All pictures are to be skipped; retype only the lines from the top of the entries through the line with "honesty = [i / 100 for i in range(101)]", both included.

*Given information*.
━━━
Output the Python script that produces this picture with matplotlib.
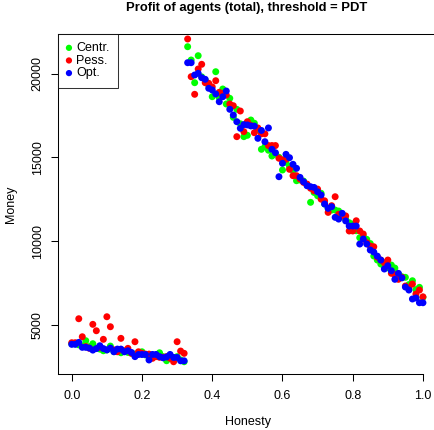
import matplotlib
matplotlib.use("Agg")
import matplotlib.pyplot as plt

plt.rcParams['font.family'] = ['Liberation Sans', 'DejaVu Sans']

# Honesty levels (0.00 .. 1.00 in steps of 0.01)
honesty = [i / 100 for i in range(101)]

# Total profit of agents for each strategy
centr = [
    3870, 3870, 3800, 3750, 4050, 3700, 3870, 3600, 3550, 3450,
    3500, 3730, 3400, 3450, 3330, 3400, 3350, 3300, 3255, 3300,
    3390, 3200, 3150, 3200, 3150, 3330, 3100, 2855, 3000, 3050,
    3100, 2900, 2795,
    21600, 20806, 19451, 21063, 19800, 19600, 19300, 18615, 20107, 18555,
    19075, 18179, 18519, 17385, 17863, 17000, 16230, 16310, 17224, 17030,
    16630, 15475, 15630, 15420, 15075, 15200, 15000, 14240, 14700, 14460,
    14200, 13600, 13642, 13580, 13350, 12311, 12900, 12700, 12850, 12210,
    11950, 11850, 11850, 11790, 11500, 11300, 11093, 11010, 10615, 10197,
    10300, 10100, 9850, 9105, 8866, 8627, 8508, 8400, 8567, 8388,
    8030, 7869, 7833, 7400, 7630, 7100, 7236, 6639,
]
pess = [
    3930, 3930, 5362, 4287, 3700, 3600, 5027, 4645, 3650, 4132,
    5481, 4884, 3500, 3390, 4191, 3450, 3594, 3300, 3990, 3390,
    3300, 3250, 3250, 3000, 3100, 3060, 3060, 3100, 3000, 2795,
    3990, 3433, 3296,
    22060, 19810, 18758, 20269, 20549, 19450, 19415, 19200, 19570, 18878,
    18800, 18716, 18179, 18078, 16230, 17761, 16530, 17123, 16900, 16465,
    16750, 16400, 16400, 15700, 15700, 15700, 14940, 14850, 14880, 14280,
    13900, 13900, 13700, 13500, 13400, 13150, 13000, 13100, 12500, 12400,
    11710, 12110, 12645, 11600, 11500, 11500, 10600, 10600, 11210, 10600,
    10420, 9900, 9700, 9660, 9045, 8866, 8700, 8866, 8072, 8000,
    7714, 7833, 7314, 7200, 7433, 6836, 7075, 6670,
]
opt = [
    3833, 3833, 3950, 3654, 3654, 3610, 3490, 3580, 3750, 3580,
    3500, 3610, 3390, 3550, 3550, 3390, 3450, 3350, 3100, 3225,
    3225, 3225, 2900, 3230, 3230, 3100, 3030, 3080, 3230, 3050,
    3050, 2850, 2850,
    20645, 20645, 19910, 20012, 19750, 19654, 19116, 19015, 18776, 18316,
    18615, 18955, 17863, 17522, 17123, 16730, 16950, 16930, 16870, 16860,
    16130, 16600, 15930, 16750, 15475, 15270, 13840, 14640, 15175, 14975,
    14580, 14340, 13800, 13540, 13300, 13242, 13200, 12940, 12750, 12210,
    11950, 12050, 11415, 11310, 11655, 11200, 10896, 10896, 10896, 9821,
    10120, 9821, 9463, 9340, 9100, 8866, 8329, 8526, 8227, 7714,
    8072, 7800, 7254, 7075, 6540, 6600, 6317, 6317,
]

series = [("Centr.", centr, "#00ff00"),
          ("Pess.", pess, "#ff0000"),
          ("Opt.", opt, "#0000ff")]

x_ticks = [0.0, 0.2, 0.4, 0.6, 0.8, 1.0]
y_ticks = [5000, 10000, 15000, 20000]

W, H = 434, 430
FS = 9.0
fig = plt.figure(figsize=(W / 100, H / 100), dpi=100)
ax = fig.add_axes([57.7 / W, (H - 374) / H, (437 - 57.7) / W, (374 - 34) / H])

for label, vals, col in series:
    ax.scatter(honesty, vals, s=25, color=col, edgecolors='none', label=label,
               zorder=3)

ax.set_xlim(-0.04, 1.04)
ax.set_ylim(2063, 22358)
ax.set_xticks(x_ticks)
ax.set_xticklabels([f"{t:.1f}" for t in x_ticks])
ax.set_yticks(y_ticks)
ax.set_yticklabels([str(t) for t in y_ticks], rotation=90, va='center')

for sp in ax.spines.values():
    sp.set_linewidth(0.75)
    sp.set_color('black')
ax.spines['bottom'].set_bounds(-0.04, 1.0)

ax.tick_params(axis='both', length=5, width=0.75, labelsize=FS, color='black')
ax.tick_params(axis='x', pad=6.5)
ax.tick_params(axis='y', pad=5)

fig.text(247 / W, 1 - 8 / H, "Profit of agents (total), threshold = PDT",
         ha='center', va='center', fontsize=9.4, fontweight='bold')
fig.text(247.5 / W, (H - 421.7) / H, "Honesty", ha='center', va='center',
         fontsize=FS)
fig.text(11 / W, (H - 204) / H, "Money", ha='center', va='center',
         rotation=90, fontsize=FS)

leg = ax.legend(loc='upper left', bbox_to_anchor=(0, 1), borderaxespad=0,
                fontsize=FS, frameon=True, fancybox=False, handlelength=0.5,
                handletextpad=0.35, borderpad=0.65, labelspacing=0.05,
                scatterpoints=1, markerscale=0.9)
leg.get_frame().set_edgecolor('black')
leg.get_frame().set_linewidth(0.75)

fig.savefig("out.png", dpi=100)
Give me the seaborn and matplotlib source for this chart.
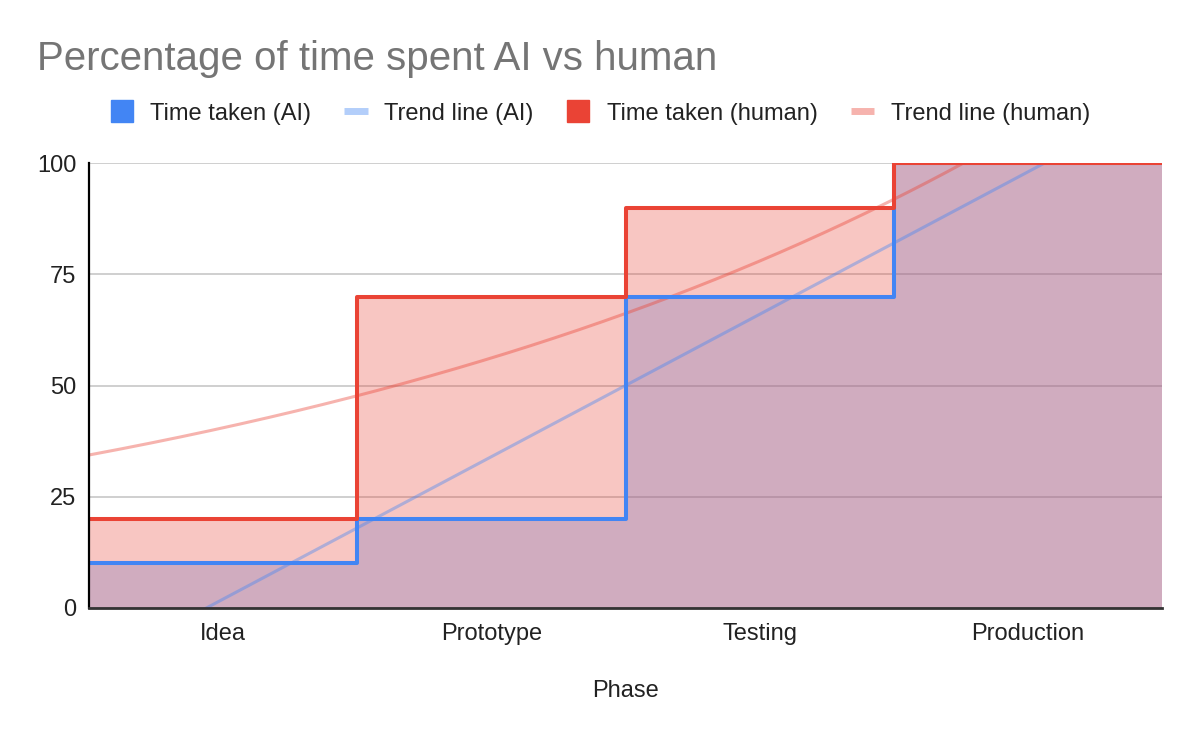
━━━
*Expected answer*.
Output the Python script that produces this picture with matplotlib.
import matplotlib
matplotlib.use("Agg")
import matplotlib.pyplot as plt

plt.rcParams['font.family'] = ['Liberation Sans', 'DejaVu Sans']

# Honesty levels (0.00 .. 1.00 in steps of 0.01)
honesty = [i / 100 for i in range(101)]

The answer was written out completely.